The Jamaica Mortgage Bank (JMB) is working to reduce its stock of non-performing loans which made up between 68 and 28-percent of its total portfolio between 2010 and 2016.
In a report on the bank, the Auditor General questioned what she called a deviation from policy along with weaknesses in monitoring and supervising non-performing loans.
Speaking at yesterday’s sitting of Parliament’s Public Accounts Committee, PAC, JMB General Manager, Courtney Wynter, says the issues are being addressed.
In her report, the Auditor General says that roughly 28-percent of the JMB’s loans are non-performing as at 2016.
Despite seeing a reduction from the $1.5-billion in 2010, the Auditor General still feels the value is too high.
This formed only part of the concerns as outlined by Acting Auditor General, Delores Linton Williams at yesterday’s PAC meeting.
The Auditor General says the continued high level of non-performing loans suggests the JMB is not efficiently managing its pool of loanable funds.

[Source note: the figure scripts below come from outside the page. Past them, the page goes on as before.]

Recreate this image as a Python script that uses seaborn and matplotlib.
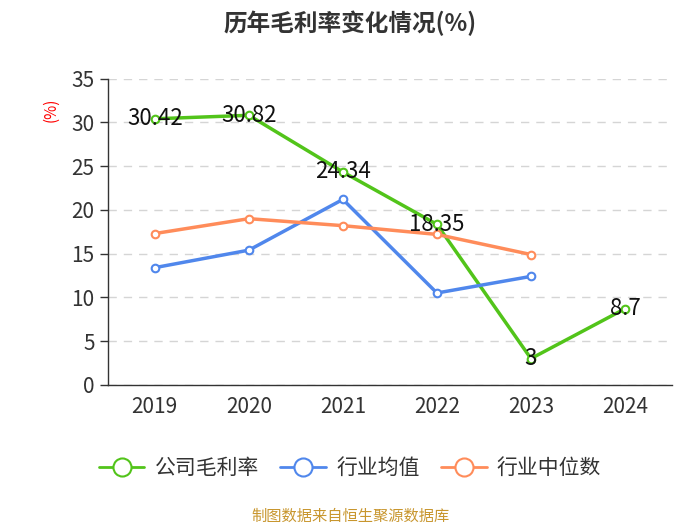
import matplotlib
matplotlib.use("Agg")
import matplotlib.pyplot as plt
import seaborn as sns
import pandas as pd
from matplotlib.lines import Line2D

years = ["2019", "2020", "2021", "2022", "2023", "2024"]
company = [30.42, 30.82, 24.34, 18.35, 3, 8.7]
company_labels = ["30.42", "30.82", "24.34", "18.35", "3", "8.7"]
ind_mean_years = ["2019", "2020", "2021", "2022", "2023"]
ind_mean = [13.4, 15.4, 21.2, 10.5, 12.4]
ind_median = [17.3, 19.0, 18.2, 17.2, 14.9]
series_names = ["公司毛利率", "行业均值", "行业中位数"]
colors = ["#52c41a", "#5087ec", "#ff8c5a"]
yticks = [0, 5, 10, 15, 20, 25, 30, 35]

sns.set_theme(style="white")
plt.rcParams['font.family'] = ['Noto Sans CJK SC', 'DejaVu Sans']

df = pd.concat([
    pd.DataFrame({"year": years, "value": company, "series": series_names[0]}),
    pd.DataFrame({"year": ind_mean_years, "value": ind_mean, "series": series_names[1]}),
    pd.DataFrame({"year": ind_mean_years, "value": ind_median, "series": series_names[2]}),
])
df["x"] = df["year"].map({y: i for i, y in enumerate(years)})

fig = plt.figure(figsize=(7, 5.25), dpi=100)
ax = fig.add_axes([0.154, 0.267, 0.806, 0.583])

sns.lineplot(data=df, x="x", y="value", hue="series", hue_order=series_names,
             palette=colors, ax=ax, linewidth=2.5, legend=False, zorder=3)
for name, c in zip(series_names, colors):
    sub = df[df["series"] == name]
    ax.scatter(sub["x"], sub["value"], s=30, facecolor="white", edgecolor=c,
               linewidth=1.5, zorder=4)

for i, (v, lab) in enumerate(zip(company, company_labels)):
    ax.text(i, v, lab, ha="center", va="center", fontsize=16, color="#111111", zorder=5)

ax.set_xlim(-0.5, 5.5)
ax.set_ylim(0, 35)
ax.set_yticks(yticks)
ax.set_xticks(range(len(years)))
ax.set_xticklabels(years)
ax.set_xticks([i - 0.5 for i in range(len(years) + 1)], minor=True)
ax.tick_params(axis="x", which="major", length=0, labelsize=15, colors="#333333", pad=8)
ax.tick_params(axis="x", which="minor", length=6, color="#333333", width=1)
ax.tick_params(axis="y", length=6, labelsize=15, colors="#333333", left=True, width=1)
ax.set_xlabel("")
ax.set_ylabel("")
ax.yaxis.grid(True, linestyle=(0, (6, 5)), color="#d5d5d5", linewidth=1)
for s in ["top", "right"]:
    ax.spines[s].set_visible(False)
for s in ["left", "bottom"]:
    ax.spines[s].set_color("#333333")
    ax.spines[s].set_linewidth(1)

fig.text(0.073, 0.79, "(%)", color="red", rotation=90, fontsize=11, ha="center", va="center")
fig.text(0.5, 0.955, "历年毛利率变化情况(%)", fontsize=17, fontweight="bold",
         color="#333333", ha="center", va="center")

handles = [Line2D([0], [0], color=c, linewidth=2, marker="o", markersize=13,
                  markerfacecolor="white", markeredgecolor=c, markeredgewidth=1.5)
           for c in colors]
fig.legend(handles, series_names, loc="center", bbox_to_anchor=(0.5, 0.108), ncol=3,
           frameon=False, fontsize=15, handlelength=2.2, columnspacing=1.0,
           handletextpad=0.5, labelcolor="#333333")
fig.text(0.5, 0.017, "制图数据来自恒生聚源数据库", color="#c8962e", fontsize=11,
         ha="center", va="center")

fig.savefig("out.png", dpi=100)
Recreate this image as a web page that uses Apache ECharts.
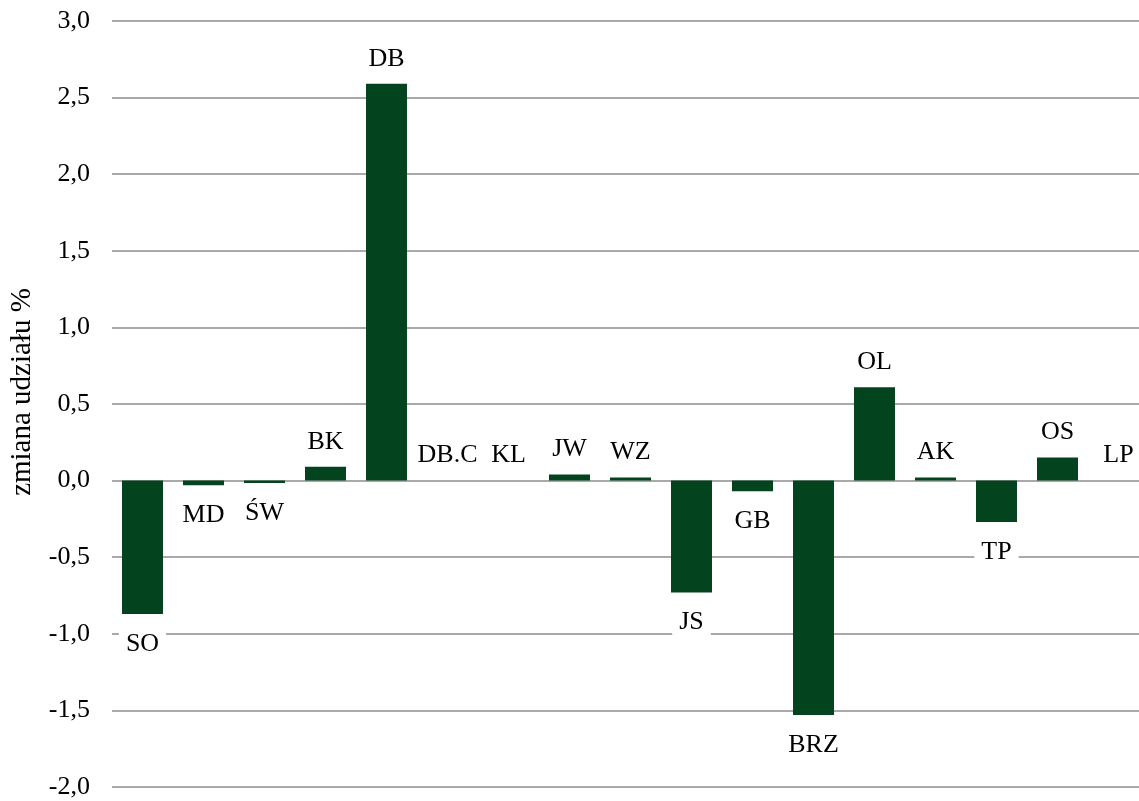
<!DOCTYPE html>
<html>
<head>
<meta charset="utf-8">
<script src="https://cdn.jsdelivr.net/npm/echarts@6/dist/echarts.min.js"></script>
<style>
html,body{margin:0;padding:0;background:#fff;overflow:hidden;width:1139px;height:801px;}
#chart{width:1149px;height:801px;}
</style>
</head>
<body>
<div id="chart"></div>
<script>
const categories = ['SO','MD','ŚW','BK','DB','DB.C','KL','JW','WZ','JS','GB','BRZ','OL','AK','TP','OS','LP'];
const values = [-0.87,-0.03,-0.015,0.09,2.59,0,0,0.04,0.02,-0.73,-0.07,-1.53,0.61,0.02,-0.27,0.15,0];
const axisName = 'zmiana udziału %';
const yMin = -2, yMax = 3, yStep = 0.5;

const FONT = '"Liberation Serif","Times New Roman",serif';
const chart = echarts.init(document.getElementById('chart'));

const data = values.map(function(v){
  const neg = v < 0;
  return {
    value: v,
    label: {
      position: neg ? 'bottom' : 'top',
      distance: neg ? 17 : 12
    }
  };
});

chart.setOption({
  animation: false,
  backgroundColor: '#ffffff',
  grid: {left: 112, right: 0, top: 21, bottom: 14, containLabel: false},
  xAxis: {
    type: 'category',
    data: categories,
    axisLine: {show: false},
    axisTick: {show: false},
    axisLabel: {show: false},
    splitLine: {show: false}
  },
  yAxis: {
    type: 'value',
    min: yMin, max: yMax, interval: yStep,
    axisLine: {show: false},
    axisTick: {show: false},
    axisLabel: {
      margin: 22,
      fontFamily: FONT,
      fontSize: 26,
      color: '#000',
      formatter: function(v){ return v.toFixed(1).replace('.', ','); }
    },
    splitLine: {show: true, lineStyle: {color: '#8c8c8c', width: 1.5}}
  },
  graphic: [{
    type: 'text',
    x: 22, y: 392,
    rotation: Math.PI / 2,
    style: {
      text: axisName,
      fontFamily: FONT,
      fontSize: 29,
      fill: '#000',
      textAlign: 'center',
      textVerticalAlign: 'middle'
    }
  }],
  series: [{
    type: 'bar',
    data: data,
    barWidth: 41,
    itemStyle: {color: '#03441f'},
    label: {
      show: true,
      formatter: function(p){ return categories[p.dataIndex]; },
      fontFamily: FONT,
      fontSize: 26,
      lineHeight: 26,
      color: '#000',
      backgroundColor: '#ffffff',
      padding: [0, 7]
    }
  }]
});
</script>
</body>
</html>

The primary function of the JMB is to mobilize loans for on-lending to public and private sector housing developers and other lending institutions.
The Auditor General says the non-performing portfolio is undermining the ability of the JMB to fulfil this mandate.
However, JMB General Manager, Courtney Wynter says a lot of work has been done in reducing the non-performing portfolio over the years.
He says the bank’s policy has also been revised to look at areas where they believe the most risk exists.
Mr. Williams says the changes have resulted in significant reductions and is expected to bring the stock of non-performing loans down even further.